Tennis’s first matinee idol

'Anyone for tennis?' Anthony Wilding around 1910 (click for image credit)

'Anyone for tennis?' Anthony Wilding around 1910 (click for image credit)

On Tuesday 9 September two albums containing black and white photographs of New Zealand’s greatest tennis player, Anthony Wilding, will go under the hammer at Cordy’s auction house in Auckland. There aren’t a lot of photos of Wilding – in New Zealand-based public collections at least – so this auction will be of interest to libraries and collectors alike.

Wilding was renowned for his physical fitness and his so-called ‘manly brand of tennis’. His first biographer, A. W. Myers, described him as tennis’s first ‘matinee idol’. The photographs in these albums show the idol in action at Wimbledon in 1910.

Anthony Wilding was born in Christchurch in 1883. His family were a sporting lot and the house was full of sports equipment, trophies and visiting sportspeople. At 17 he won his first tennis tournament, and he also excelled at football and cricket.

Like his father, Frederick Wilding, Anthony qualified as a lawyer and, after studying at Cambridge University in England, intended to join his father’s Christchurch practice. However, he had played competitive tennis throughout his studies and the lure of life on the international tennis circuit won out over law in sedate Christchurch.

Wilding was undoubtedly the top male player of his era and remains New Zealand’s most successful international tennis player. He won the Wimbledon singles title from 1910 to 1913, the doubles title in 1907, 1908, 1910 and 1914, and the Davis Cup as part of the Australasian team from 1907 to 1909, and again in 1914. He won a bronze medal at the Stockholm Olympic Games in 1912 and collected various English and European tennis titles.

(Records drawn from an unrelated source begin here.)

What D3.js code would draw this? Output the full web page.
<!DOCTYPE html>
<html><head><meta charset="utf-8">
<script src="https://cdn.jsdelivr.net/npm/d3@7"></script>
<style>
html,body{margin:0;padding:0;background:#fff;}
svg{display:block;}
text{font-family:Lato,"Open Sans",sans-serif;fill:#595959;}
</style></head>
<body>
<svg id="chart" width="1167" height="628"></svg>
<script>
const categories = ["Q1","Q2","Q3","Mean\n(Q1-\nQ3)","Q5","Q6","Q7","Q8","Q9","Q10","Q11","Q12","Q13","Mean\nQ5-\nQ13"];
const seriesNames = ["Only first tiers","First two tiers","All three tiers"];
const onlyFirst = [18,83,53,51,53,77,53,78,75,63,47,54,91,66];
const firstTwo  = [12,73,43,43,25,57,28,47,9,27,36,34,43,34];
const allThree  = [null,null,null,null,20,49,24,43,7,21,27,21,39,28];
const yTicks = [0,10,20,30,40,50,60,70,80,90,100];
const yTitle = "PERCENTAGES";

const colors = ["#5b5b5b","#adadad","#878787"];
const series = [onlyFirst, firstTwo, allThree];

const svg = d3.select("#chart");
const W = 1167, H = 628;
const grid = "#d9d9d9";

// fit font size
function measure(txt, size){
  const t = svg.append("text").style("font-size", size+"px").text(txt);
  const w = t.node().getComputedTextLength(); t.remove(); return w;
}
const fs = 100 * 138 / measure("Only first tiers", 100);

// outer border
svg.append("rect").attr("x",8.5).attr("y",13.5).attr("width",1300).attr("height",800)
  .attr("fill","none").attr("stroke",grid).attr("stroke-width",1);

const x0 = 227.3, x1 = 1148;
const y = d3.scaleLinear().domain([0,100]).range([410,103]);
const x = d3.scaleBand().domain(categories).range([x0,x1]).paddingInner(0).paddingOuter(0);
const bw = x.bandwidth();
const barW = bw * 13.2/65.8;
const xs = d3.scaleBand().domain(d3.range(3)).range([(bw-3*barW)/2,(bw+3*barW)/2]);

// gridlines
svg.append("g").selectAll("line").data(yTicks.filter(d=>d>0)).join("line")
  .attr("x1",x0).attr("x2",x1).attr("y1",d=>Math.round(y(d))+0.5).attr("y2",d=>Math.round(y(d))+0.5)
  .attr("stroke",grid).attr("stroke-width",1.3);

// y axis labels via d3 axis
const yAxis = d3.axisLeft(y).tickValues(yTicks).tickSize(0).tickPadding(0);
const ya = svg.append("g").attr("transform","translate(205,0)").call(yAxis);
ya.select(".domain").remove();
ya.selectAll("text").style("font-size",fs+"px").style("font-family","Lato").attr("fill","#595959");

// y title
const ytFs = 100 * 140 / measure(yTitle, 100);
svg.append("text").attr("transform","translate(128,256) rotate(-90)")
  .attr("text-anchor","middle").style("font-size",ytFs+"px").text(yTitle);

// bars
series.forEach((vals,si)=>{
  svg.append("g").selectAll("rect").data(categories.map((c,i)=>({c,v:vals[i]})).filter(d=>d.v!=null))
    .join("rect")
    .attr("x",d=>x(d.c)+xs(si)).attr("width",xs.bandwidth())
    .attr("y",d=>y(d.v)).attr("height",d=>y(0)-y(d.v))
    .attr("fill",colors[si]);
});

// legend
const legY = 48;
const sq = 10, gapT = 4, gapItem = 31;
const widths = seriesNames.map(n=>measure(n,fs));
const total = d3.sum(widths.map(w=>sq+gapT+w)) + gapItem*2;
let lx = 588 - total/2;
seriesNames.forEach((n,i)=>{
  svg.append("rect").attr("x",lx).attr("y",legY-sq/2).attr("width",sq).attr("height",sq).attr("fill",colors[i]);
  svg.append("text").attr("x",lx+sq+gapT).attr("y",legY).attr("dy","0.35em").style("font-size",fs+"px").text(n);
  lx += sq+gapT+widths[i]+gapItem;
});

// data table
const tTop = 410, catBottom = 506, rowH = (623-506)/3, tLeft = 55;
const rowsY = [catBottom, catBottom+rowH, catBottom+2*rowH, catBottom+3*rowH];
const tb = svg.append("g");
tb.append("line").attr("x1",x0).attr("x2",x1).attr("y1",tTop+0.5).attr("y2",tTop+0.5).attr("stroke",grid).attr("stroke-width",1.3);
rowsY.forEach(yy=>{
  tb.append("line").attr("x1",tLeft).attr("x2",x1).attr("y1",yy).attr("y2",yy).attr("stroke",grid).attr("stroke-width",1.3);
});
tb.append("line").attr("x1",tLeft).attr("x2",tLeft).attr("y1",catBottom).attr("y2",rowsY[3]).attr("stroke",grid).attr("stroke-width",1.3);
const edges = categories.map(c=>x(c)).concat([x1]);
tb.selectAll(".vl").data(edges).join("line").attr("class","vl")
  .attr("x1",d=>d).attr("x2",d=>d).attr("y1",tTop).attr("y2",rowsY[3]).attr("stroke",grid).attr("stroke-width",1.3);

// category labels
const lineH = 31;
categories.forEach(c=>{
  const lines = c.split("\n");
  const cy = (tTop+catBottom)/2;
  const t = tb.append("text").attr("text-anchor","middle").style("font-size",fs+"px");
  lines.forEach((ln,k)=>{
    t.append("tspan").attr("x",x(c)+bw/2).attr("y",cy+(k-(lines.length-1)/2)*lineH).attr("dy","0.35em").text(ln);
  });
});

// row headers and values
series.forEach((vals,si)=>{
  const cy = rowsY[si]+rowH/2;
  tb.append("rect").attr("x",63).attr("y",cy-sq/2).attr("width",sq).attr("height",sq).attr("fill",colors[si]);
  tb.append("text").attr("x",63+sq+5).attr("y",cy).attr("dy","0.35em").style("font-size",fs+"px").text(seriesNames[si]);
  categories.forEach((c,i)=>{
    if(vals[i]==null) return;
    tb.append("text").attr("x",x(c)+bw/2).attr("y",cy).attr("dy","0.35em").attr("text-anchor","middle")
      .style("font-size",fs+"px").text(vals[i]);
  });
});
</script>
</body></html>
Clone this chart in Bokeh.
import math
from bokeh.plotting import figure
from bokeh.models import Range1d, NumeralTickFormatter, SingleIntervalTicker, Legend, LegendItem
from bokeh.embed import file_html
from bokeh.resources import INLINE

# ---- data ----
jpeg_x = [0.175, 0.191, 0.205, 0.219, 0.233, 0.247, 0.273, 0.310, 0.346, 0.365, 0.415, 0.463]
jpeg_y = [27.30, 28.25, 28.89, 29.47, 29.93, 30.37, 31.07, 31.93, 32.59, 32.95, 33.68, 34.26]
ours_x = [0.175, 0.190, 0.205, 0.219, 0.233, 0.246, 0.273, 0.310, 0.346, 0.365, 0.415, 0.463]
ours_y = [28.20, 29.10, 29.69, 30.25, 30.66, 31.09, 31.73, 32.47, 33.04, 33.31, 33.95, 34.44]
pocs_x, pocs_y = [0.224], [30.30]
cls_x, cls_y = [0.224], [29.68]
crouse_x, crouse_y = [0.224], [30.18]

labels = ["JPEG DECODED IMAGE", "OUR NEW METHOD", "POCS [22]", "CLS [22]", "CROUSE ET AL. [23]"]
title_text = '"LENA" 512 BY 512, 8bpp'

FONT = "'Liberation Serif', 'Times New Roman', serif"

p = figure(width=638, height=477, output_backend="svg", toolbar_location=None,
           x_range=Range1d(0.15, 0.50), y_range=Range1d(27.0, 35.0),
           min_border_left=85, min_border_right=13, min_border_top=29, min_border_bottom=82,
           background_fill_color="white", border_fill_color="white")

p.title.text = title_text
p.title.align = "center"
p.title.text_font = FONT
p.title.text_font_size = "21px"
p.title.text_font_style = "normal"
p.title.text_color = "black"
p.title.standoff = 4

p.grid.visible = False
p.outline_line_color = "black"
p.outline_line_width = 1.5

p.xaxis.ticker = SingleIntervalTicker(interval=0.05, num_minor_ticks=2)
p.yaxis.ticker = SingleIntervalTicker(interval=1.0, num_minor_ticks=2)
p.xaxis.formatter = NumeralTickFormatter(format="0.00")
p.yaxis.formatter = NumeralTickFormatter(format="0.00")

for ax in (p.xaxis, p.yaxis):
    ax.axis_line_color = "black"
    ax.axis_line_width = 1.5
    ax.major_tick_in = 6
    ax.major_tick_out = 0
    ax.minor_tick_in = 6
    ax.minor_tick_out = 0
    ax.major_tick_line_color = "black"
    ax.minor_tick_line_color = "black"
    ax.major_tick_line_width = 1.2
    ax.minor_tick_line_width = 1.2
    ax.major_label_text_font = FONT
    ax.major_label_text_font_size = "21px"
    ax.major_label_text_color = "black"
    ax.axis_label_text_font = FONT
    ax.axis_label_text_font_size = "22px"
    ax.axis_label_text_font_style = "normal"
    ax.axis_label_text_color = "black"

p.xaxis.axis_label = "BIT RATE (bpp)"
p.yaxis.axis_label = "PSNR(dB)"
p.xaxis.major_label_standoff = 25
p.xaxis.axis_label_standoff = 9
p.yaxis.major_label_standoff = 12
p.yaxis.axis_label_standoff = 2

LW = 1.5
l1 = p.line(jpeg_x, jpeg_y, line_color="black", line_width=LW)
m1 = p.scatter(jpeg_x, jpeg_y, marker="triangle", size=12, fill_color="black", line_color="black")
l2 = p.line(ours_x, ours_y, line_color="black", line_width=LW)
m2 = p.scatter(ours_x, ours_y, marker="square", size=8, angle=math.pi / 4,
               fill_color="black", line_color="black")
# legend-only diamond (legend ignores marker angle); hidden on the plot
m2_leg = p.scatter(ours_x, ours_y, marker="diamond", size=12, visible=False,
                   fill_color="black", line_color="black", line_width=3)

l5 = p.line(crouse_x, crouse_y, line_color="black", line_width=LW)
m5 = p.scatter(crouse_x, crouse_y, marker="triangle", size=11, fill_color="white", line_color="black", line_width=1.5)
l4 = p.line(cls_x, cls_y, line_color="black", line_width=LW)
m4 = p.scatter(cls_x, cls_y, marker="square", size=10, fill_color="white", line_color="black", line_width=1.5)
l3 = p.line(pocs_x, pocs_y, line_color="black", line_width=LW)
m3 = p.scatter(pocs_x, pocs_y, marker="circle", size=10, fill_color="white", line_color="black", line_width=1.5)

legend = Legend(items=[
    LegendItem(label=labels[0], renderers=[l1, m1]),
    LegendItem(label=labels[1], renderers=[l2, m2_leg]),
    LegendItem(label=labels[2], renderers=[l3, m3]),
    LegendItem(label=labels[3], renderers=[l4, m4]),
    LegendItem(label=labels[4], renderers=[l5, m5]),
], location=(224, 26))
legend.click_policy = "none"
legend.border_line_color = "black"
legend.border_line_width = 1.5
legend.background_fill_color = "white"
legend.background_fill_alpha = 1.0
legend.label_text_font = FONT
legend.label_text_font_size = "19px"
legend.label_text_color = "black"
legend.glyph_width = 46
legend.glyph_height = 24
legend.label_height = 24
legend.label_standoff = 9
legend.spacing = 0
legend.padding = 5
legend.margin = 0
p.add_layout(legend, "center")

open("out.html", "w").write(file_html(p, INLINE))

Wilding was killed during a First World War battle near Neuve-Chappelle in France in 1915, when he was at the peak of his sporting career. At age 31 he would have had a few years more competitive tennis left. He is commemorated in the Anthony Wilding Memorial Challenge Shield, a men’s inter-association team competition instituted between 1921 and 1922, and his name also adorns a retirement village in Christchurch.